WASHINGTON (AP) – President Bush on Tuesday decried the “large and disturbing” gaps in children’s knowledge of history and announced plans to improve teaching of story of the United States. “In recent events our children have witnessed the great character of America, yet they also need to know the great cause of America. They are seeing American fight for our country. They also must know why our country is worth fighting for,” Bush said at a Rose Garden ceremony also honoring the 215th anniversary of the signing of the Constitution.

Presidential historian and author David McCullough introduced Bush while former presidential rival Lamar Alexander looked on from a second-row seat. Alexander, now a Senate candidate in Tennessee, was to be the beneficiary of a Bush campaign fund-raising trip to Nashville later Tuesday.

While in Tennessee, the president was to lead nationwide recitations of the Pledge of Allegiance – something one-third of fourth-graders don’t know how to do, he noted at the White House.

Moreover, one in five high school seniors think Germany was a U.S. ally in World War II and 28 percent of eighth-graders do not know why the Civil War was fought, he said.

“Our founders believed that the study of history and citizenship should be at the core of every American’s education; yet today our children have large and disturbing gaps in their knowledge of history,” Bush said.

He said his administration would try to bolster civics and history instruction with a new grant program, an initiative to send such treasures as the Constitution and the Emancipation Proclamation to classrooms and a February 2003 White House forum on civics and history.

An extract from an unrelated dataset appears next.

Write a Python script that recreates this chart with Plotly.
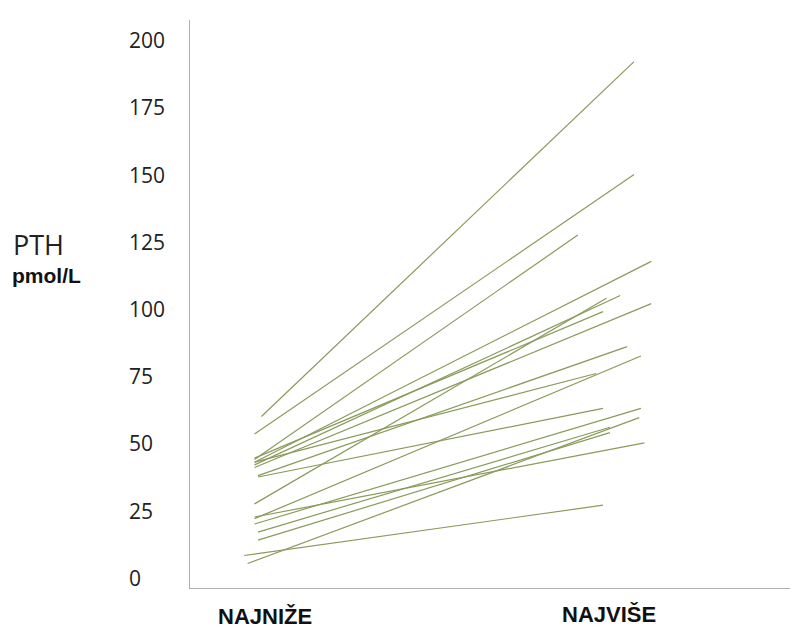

First lady Laura Bush and Lynne Cheney, wife of Vice President Dick Cheney, were playing host to 200 schoolchildren for a day of history, with appearances by actors playing George Washington, James Madison, Benjamin Franklin, John Adams and Frederick Douglass.

The president’s trip to Tennessee reunites him – and his fund-raising machine – with the former rival who complained as he dropped from the 2000 White House race that candidates were forced to spend more time collecting money than talking to voters.

Alexander is the second Republican Bush shoved out of the 2000 presidential race and is now trying to elect to the Senate. The other is Elizabeth Dole in North Carolina.

Alexander, a former Tennessee governor, served as U.S. education secretary and ran for president twice. Running to succeed retiring GOP Sen. Fred Thompson, he faces eight-term Democratic Rep. Bob Clement.

When Alexander conceded to Bush in August 1999, he lamented the influence of money on the electoral process.

“If we are not careful, we’ll end up with only a race between the rich and the already famous,” he warned then. “We might have Donald Trump versus Cher in 2004.”

He avoided burning a bridge to Bush, then the front-runner for the GOP presidential nomination, by giving the president-to-be an effusive endorsement in December 1999. “His performance has been steady, it has been solid, it has been presidential,” Alexander said of Bush, then the Texas governor.

Later Tuesday, Bush was to join in the “Pledge Across America,” which organizers hoped would include schools from across the country reciting the Pledge of Allegiance.

Bush participated last year, but the event has special significance this year, the first such even since the Sept. 11 attacks initiated a burst of renewed patriotism in the country.

Also, a panel of federal judges in San Francisco ruled this year that the phrase “under God” made the pledge an unconstitutional endorsement of religion.

The ruling, which Bush condemned as “out of step with the traditions and history of America,” has been put on hold during appeals.